A recent article written by Jon Turney for AEON sparks a new perspective on how design fiction, not science, hints at the future we actually want.
Turney’s argument is infatuated with the concept of how design fiction’s efforts to create imaginative realisations of technology (which consciously try to evoke discussion that avoids polarising opinion) have a key ingredient.
Unlike the new worlds of sci-fi novels, or the ultra-detailed visuals of futuristic cinema, their stories are unfinished. In good design fiction, the story is merely hinted at, the possibilities left open. It is up to the person who stumbles across the design to make sense of how it might be part of a storied future.
The article below has been fabricated as a springboard to provoke further discussions, a loftier goal is at stake that goes beyond the creation of ideas for things we want, positioning instead a world that questions why we want them, are they really better, and how will they change us should we get what we want.
Picture yourself in a supermarket aisle in 2050. These new ‘magic meatballs’, brightly coloured for the kids, seem worth a try. Better have some of the meat powder too, one of the more established products from the mass-manufacturers of cultured meat – you can make that creamy meat-based fondue that always satisfies. You don’t fancy the meat ice-cream today, but there’s still time left for a trip to the deli counter, for some expensive, but delicious ‘rustic’ meat, matured in special vats, or perhaps some knitted steaks. And you can pile your cart secure in the knowledge that no animals were harmed in the making of any of these offerings.

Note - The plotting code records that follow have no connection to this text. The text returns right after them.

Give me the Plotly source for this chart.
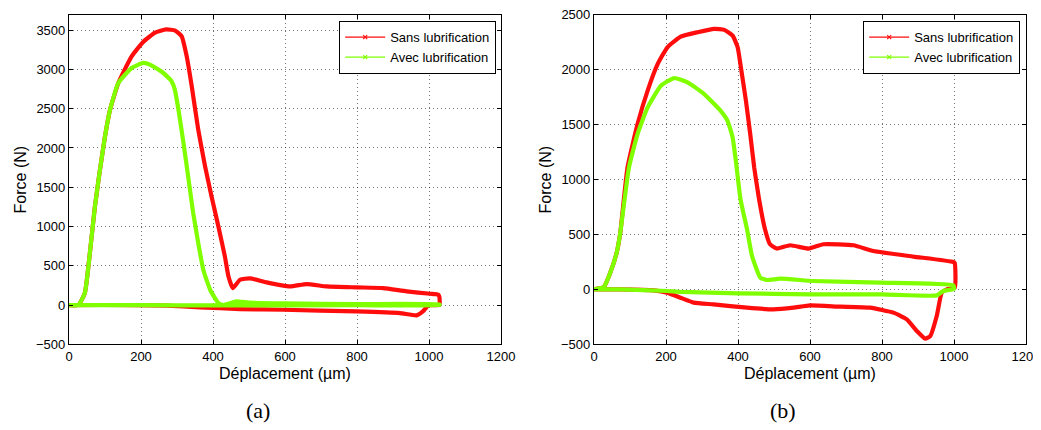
import plotly.graph_objects as go

# ---------- data (a) ----------
a_sans_x = [0, 26, 44, 58, 72, 86, 100, 114, 137, 174, 206, 239, 270, 295, 313, 327, 341, 359, 378, 396, 415, 433, 443, 455,
            475, 503, 549, 614, 660, 716, 799, 873, 938, 1003, 1026, 1029, 1029,
            1010, 998, 983, 965, 919, 799, 595, 475, 364, 271, 179, 0]
a_sans_y = [0, 0, 153, 662, 1256, 1723, 2148, 2488, 2828, 3167, 3350, 3470, 3510, 3495, 3422, 3167, 2785, 2233, 1766, 1383, 1001, 619, 364, 216,
            322, 340, 288, 237, 267, 237, 225, 216, 174, 144, 131, 100, 0,
            0, -5, -81, -132, -102, -81, -60, -51, -30, -8, 0, 0]
a_avec_x = [0, 26, 44, 58, 72, 86, 100, 114, 137, 174, 206, 225, 262, 285, 294, 304, 318, 331, 345, 359, 373, 392, 415, 429,
            445, 465, 500, 600, 800, 1029, 1029, 800, 400, 200, 0]
a_avec_y = [0, 0, 153, 662, 1256, 1723, 2148, 2488, 2828, 3019, 3083, 3062, 2955, 2849, 2743, 2488, 2064, 1638, 1172, 790, 450, 195, 25, 0,
            20, 46, 30, 20, 12, 8, 0, -2, -5, -2, 0]

# ---------- data (b) ----------
b_sans_x = [0, 27, 45, 63, 73, 93, 121, 149, 177, 204, 241, 288, 334, 362, 385, 399, 408, 422, 434, 445, 458, 475, 489, 508,
            545, 596, 637, 721, 776, 887, 998, 1002, 1002,
            980, 966, 952, 934, 920, 897, 869, 832, 767, 684, 600, 554, 498, 425, 332, 277, 240, 203, 166, 73, 0]
b_sans_y = [0, 20, 150, 333, 515, 1108, 1503, 1807, 2050, 2202, 2299, 2339, 2369, 2360, 2308, 2202, 2020, 1715, 1412, 1108, 830, 547, 410, 371,
            401, 371, 410, 401, 349, 298, 249, 240, 15,
            0, -30, -243, -425, -449, -380, -273, -212, -167, -158, -146, -167, -182, -167, -137, -121, -76, -30, -9, 0, 0]
b_avec_x = [0, 27, 45, 63, 73, 97, 121, 149, 186, 223, 260, 306, 352, 371, 385, 394, 407, 425, 439, 462, 480, 517,
            610, 795, 998, 1000,
            970, 952, 800, 600, 400, 240, 203, 73, 0]
b_avec_y = [0, 20, 150, 333, 515, 1108, 1412, 1655, 1852, 1922, 1883, 1776, 1624, 1533, 1382, 1169, 818, 547, 303, 106, 85, 97,
            76, 61, 36, 5,
            -15, -55, -46, -46, -36, -24, -15, 0, 0]

series_names = ["Sans lubrification", "Avec lubrification"]
series_colors = ["#ff0d0d", "#80ff00"]
x_ticks = [0, 200, 400, 600, 800, 1000, 1200]
a_y_ticks = [-500, 0, 500, 1000, 1500, 2000, 2500, 3000, 3500]
b_y_ticks = [-500, 0, 500, 1000, 1500, 2000, 2500]
x_title = "Déplacement (µm)"
y_title = "Force (N)"
captions = ["(a)", "(b)"]

# page body has an 8px margin: the figure sits at (8, 8) in the window
OFF = 8
FW, FH = 1041 - OFF, 430 - OFF
FONT = "Liberation Sans, Arial, sans-serif"
SERIF = "Liberation Serif, DejaVu Serif, serif"


def px(x):
    return (x - OFF) / FW


def py(y):
    return 1 - (y - OFF) / FH


fig = go.Figure()


def add_pair(xs, ys, xa, ya, legend):
    for x, y, name, col in zip(xs, ys, series_names, series_colors):
        fig.add_trace(go.Scatter(x=x, y=y, mode="lines",
                                 line=dict(color=col, width=4.2, shape="spline", smoothing=0.45),
                                 xaxis=xa, yaxis=ya, showlegend=False, name=name, hoverinfo="skip"))
    for name, col in zip(series_names, series_colors):
        fig.add_trace(go.Scatter(x=[None], y=[None], mode="lines+markers", name=name,
                                 line=dict(color=col, width=1.2),
                                 marker=dict(symbol="x-thin", size=4, color=col, line=dict(color=col, width=1.2)),
                                 xaxis=xa, yaxis=ya, legend=legend))


add_pair([a_sans_x, a_avec_x], [a_sans_y, a_avec_y], "x", "y", "legend")
add_pair([b_sans_x, b_avec_x], [b_sans_y, b_avec_y], "x2", "y2", "legend2")

ytop = py(14.5)
ybot = py(344.3)

axis_common = dict(showline=True, linecolor="black", linewidth=1.2, mirror="ticks", ticks="inside", ticklen=4,
                   tickcolor="black", showgrid=True, gridcolor="rgba(0,0,0,0.55)", griddash="1px,3px", gridwidth=1,
                   zeroline=False, automargin=False, ticklabeloverflow="allow",
                   tickfont=dict(family=FONT, size=13, color="black"))

legend_common = dict(bordercolor="black", borderwidth=1.2, bgcolor="white", xanchor="right", yanchor="top",
                     font=dict(family=FONT, size=13, color="black"), tracegroupgap=0, itemwidth=40,
                     xref="paper", yref="paper")

title_font = dict(family=FONT, size=16, color="black")
annotations = [
    dict(text=y_title, x=px(20), y=py(179.4), textangle=-90),
    dict(text=y_title, x=px(545), y=py(179.4), textangle=-90),
    dict(text=x_title, x=px(285), y=py(373)),
    dict(text=x_title, x=px(810), y=py(373)),
]
for a in annotations:
    a.update(xref="paper", yref="paper", showarrow=False, xanchor="center", yanchor="middle", font=title_font)
annotations += [
    dict(text=captions[0], x=px(258), y=py(410), xref="paper", yref="paper", showarrow=False,
         xanchor="center", yanchor="middle", font=dict(family=SERIF, size=22, color="black")),
    dict(text=captions[1], x=px(783), y=py(410), xref="paper", yref="paper", showarrow=False,
         xanchor="center", yanchor="middle", font=dict(family=SERIF, size=22, color="black")),
]

fig.update_layout(
    width=FW, height=FH, margin=dict(l=0, r=0, t=0, b=0, autoexpand=False),
    paper_bgcolor="white", plot_bgcolor="white",
    xaxis=dict(domain=[px(69), px(501)], range=[0, 1200], tickvals=x_ticks, anchor="y", **axis_common),
    yaxis=dict(domain=[ybot, ytop], range=[-500, 3700], tickvals=a_y_ticks, anchor="x", **axis_common),
    xaxis2=dict(domain=[px(594), px(1026)], range=[0, 1200], tickvals=x_ticks, anchor="y2", **axis_common),
    yaxis2=dict(domain=[ybot, ytop], range=[-500, 2500], tickvals=b_y_ticks, anchor="x2", **axis_common),
    legend=dict(x=px(496), y=py(21), **legend_common),
    legend2=dict(x=px(1020), y=py(21), **legend_common),
    annotations=annotations,
)

fig.write_html("out.html")
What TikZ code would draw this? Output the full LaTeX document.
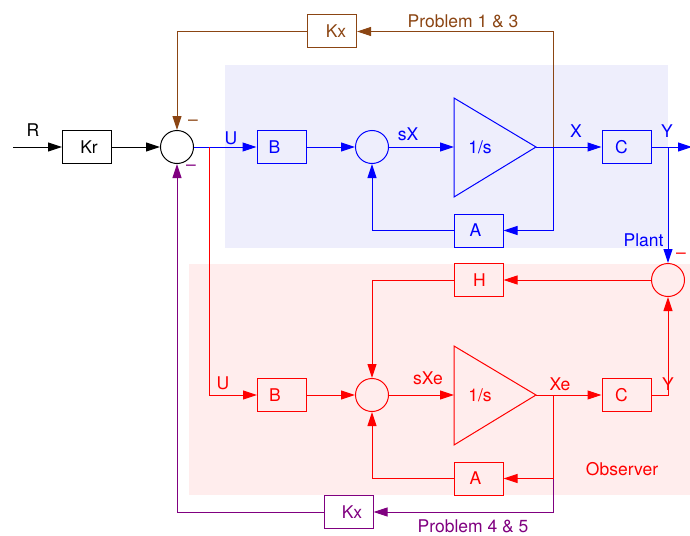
\documentclass[tikz,border=0pt]{standalone}
\usepackage{fontspec}
\setmainfont{TeX Gyre Heros}
\usetikzlibrary{arrows.meta}
\definecolor{brn}{HTML}{8B4513}
\definecolor{prp}{HTML}{800080}
\definecolor{bbg}{HTML}{EEEEFC}
\definecolor{rbg}{HTML}{FFEDED}
\begin{document}
\begin{tikzpicture}[x=1pt,y=-1pt,line width=1pt,
  font=\fontsize{17.5}{20}\selectfont,
  blk/.style={draw,minimum width=49pt,minimum height=33pt,inner sep=0pt},
  sumc/.style={circle,draw,minimum size=33pt,inner sep=0pt},
  arr/.style={-{Triangle[length=14pt,width=9pt]}},
  lbl/.style={inner sep=0pt}]
\useasboundingbox (0,0) rectangle (690,535);
% background regions
\fill[bbg] (225,65) rectangle (668,248);
\fill[rbg] (189,264) rectangle (690,495);
% nodes: top
\node[blk] (Kr) at (87,147) {\kern4pt Kr};
\node[sumc] (Sum1) at (177,147) {};
\node[blk,brn] (KxT) at (332,31.5) {\kern8pt Kx};
\node[blk,blue] (Bb) at (281.5,147) {B\kern14pt};
\node[sumc,blue] (Sum2) at (372,147) {};
\coordinate (T1in) at (454,147);
\coordinate (T1out) at (536,147);
\draw[blue] (454,98) -- (T1out) -- (454,197) -- cycle;
\node[blue,lbl] (T1) at (480,147) {1/s};
\node[blk,blue] (Cb) at (626.5,147) {C\kern10pt};
\node[blk,blue] (Ab) at (478.5,230.5) {A\kern6pt};
% nodes: observer
\node[sumc,red] (Sum3) at (668,280) {};
\node[blk,red] (H) at (478.5,280) {\kern2pt H};
\node[blk,red] (Br) at (282,395) {B\kern14pt};
\node[sumc,red] (Sum4) at (372,395) {};
\coordinate (T2in) at (454,395);
\coordinate (T2out) at (536,395);
\draw[red] (454,346) -- (T2out) -- (454,445) -- cycle;
\node[red,lbl] (T2) at (480,395) {1/s};
\node[blk,red] (Cr) at (626.5,395) {C\kern10pt};
\node[blk,red] (Ar) at (478.5,478.5) {A\kern6pt};
\node[blk,prp] (KxB) at (348.5,512) {\kern7pt Kx};
% junction coordinates
\coordinate (Rin) at (13,147);
\coordinate (J0) at (209,147);
\coordinate (J1) at (553,147);
\coordinate (J2) at (668,147);
\coordinate (Yout) at (692,147);
\coordinate (J3) at (553,395);
\coordinate (J4) at (553,478.5);
% connectors: black
\draw[arr] (Rin) -- (Kr.west);
\draw[arr] (Kr.east) -- (Sum1.west);
% blue plant
\draw[arr,blue] (Sum1.east) -- (Bb.west);
\draw[arr,blue] (Bb.east) -- (Sum2.west);
\draw[arr,blue] (Sum2.east) -- (T1in);
\draw[arr,blue] (T1out) -- (Cb.west);
\draw[arr,blue] (J1) |- (Ab.east);
\draw[arr,blue] (Ab.west) -| (Sum2.south);
\draw[arr,blue] (Cb.east) -- (Yout);
\draw[arr,blue] (J2) -- (Sum3.north);
% brown feedback
\draw[arr,brn] (J1) |- (KxT.east);
\draw[arr,brn] (KxT.west) -| (Sum1.north);
% red observer
\draw[arr,red] (J0) |- (Br.west);
\draw[arr,red] (Sum3.west) -- (H.east);
\draw[arr,red] (H.west) -| (Sum4.north);
\draw[arr,red] (Br.east) -- (Sum4.west);
\draw[arr,red] (Sum4.east) -- (T2in);
\draw[arr,red] (T2out) -- (Cr.west);
\draw[arr,red] (Cr.east) -| (Sum3.south);
\draw[arr,red] (J3) |- (Ar.east);
\draw[arr,red] (Ar.west) -| (Sum4.south);
% purple feedback
\draw[arr,prp] (J4) |- (KxB.east);
\draw[arr,prp] (KxB.west) -| (Sum1.south);
% labels
\node[lbl] (lR) at (33,130) {R};
\node[lbl,blue] (lU1) at (231,138) {U};
\node[lbl,blue] (lsX) at (408,134) {sX};
\node[lbl,blue] (lX) at (576,131) {X};
\node[lbl,blue] (lY1) at (667,131) {Y};
\node[lbl,blue,anchor=east] (lPlant) at (664,240) {Plant};
\node[lbl,brn] (lP13) at (463,21) {Problem 1 \& 3};
\node[lbl,brn] (m1) at (193,123) {–};
\node[lbl,prp] (m2) at (191,168) {–};
\node[lbl,red] (m3) at (681,256) {–};
\node[lbl,red] (lU2) at (223,383) {U};
\node[lbl,red] (lsXe) at (428,378) {sXe};
\node[lbl,red] (lXe) at (560,384) {Xe};
\node[lbl,red] (lY2) at (668,384) {Y};
\node[lbl,red] (lObs) at (622,469) {Observer};
\node[lbl,prp] (lP45) at (473,526) {Problem 4 \& 5};
\end{tikzpicture}
\end{document}
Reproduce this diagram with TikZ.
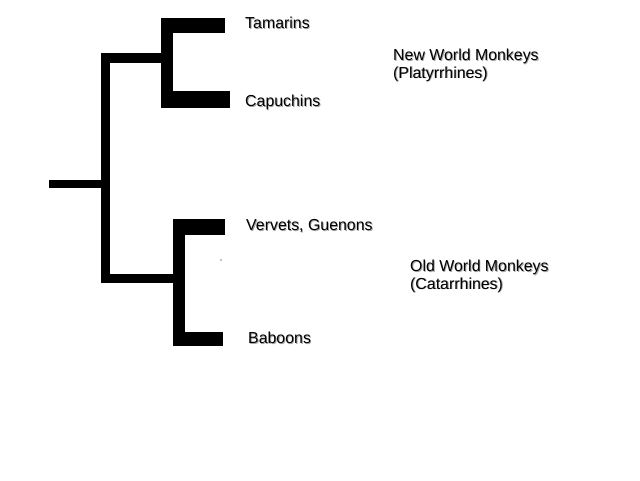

At the moment, in vitro meat is a laboratory venture, yielding expensive and unappetising-looking muscle fibres that might be fit for filler in pies or burgers. But suppose the researchers’ ambitions are realised? Where will the technology go? How will it be marketed and consumed? Who might want it, and what for? These questions animate The In Vitro Meat Cook Book (2014) by Koert van Mensvoort and Hendrik-Jan Grievink, whose recipes for hypothetical products are sampled above. The authors’ open-ended, imaginative approach makes the book a good example of a new way of questioning technology: design fiction. As questions about technological choices trouble us more and more, it could be that design fiction, not science, has the better answers.
The stories we tell ourselves about technology – typically, optimistic ones from would-be innovators, pessimistic ones from their critics – are usually too simple. Making them more complex can support a richer discussion about where a technology might be going, and the kind of futures it could open up. That calls for a kind of realism in the depiction of technical possibilities that is inspiring a new cadre of practitioners of design fiction, or critical design. In the cookbook, for example, that realism comes from using a familiar recipe format to take the reader into unfamiliar worlds. The future facts are imagined, but not fanciful in the context of current research. They might never happen, but they could.
There are plenty of other examples of this effort to spur us to new thinking. In 2014, the Near Future Laboratory, a US-European design studio, published the TBD Catalog , an entire compendium of possible future products, from drone dog-walkers to environmentally sound seed-based feedstock for a 3D-printer. Other designers are committed to making actual objects or convincing mock-ups to think with. Either way, it is the detail that diverts. The 3D-printer cartridges, complete with model numbers and prices, look close enough to real adverts for things you’ve already bought to carry conviction. These finely textured depictions of the potential accouterments of the future stimulate discussion in ways that earlier efforts to imagine technology often fail to do. They might even offer a more effective way to create futures we actually want.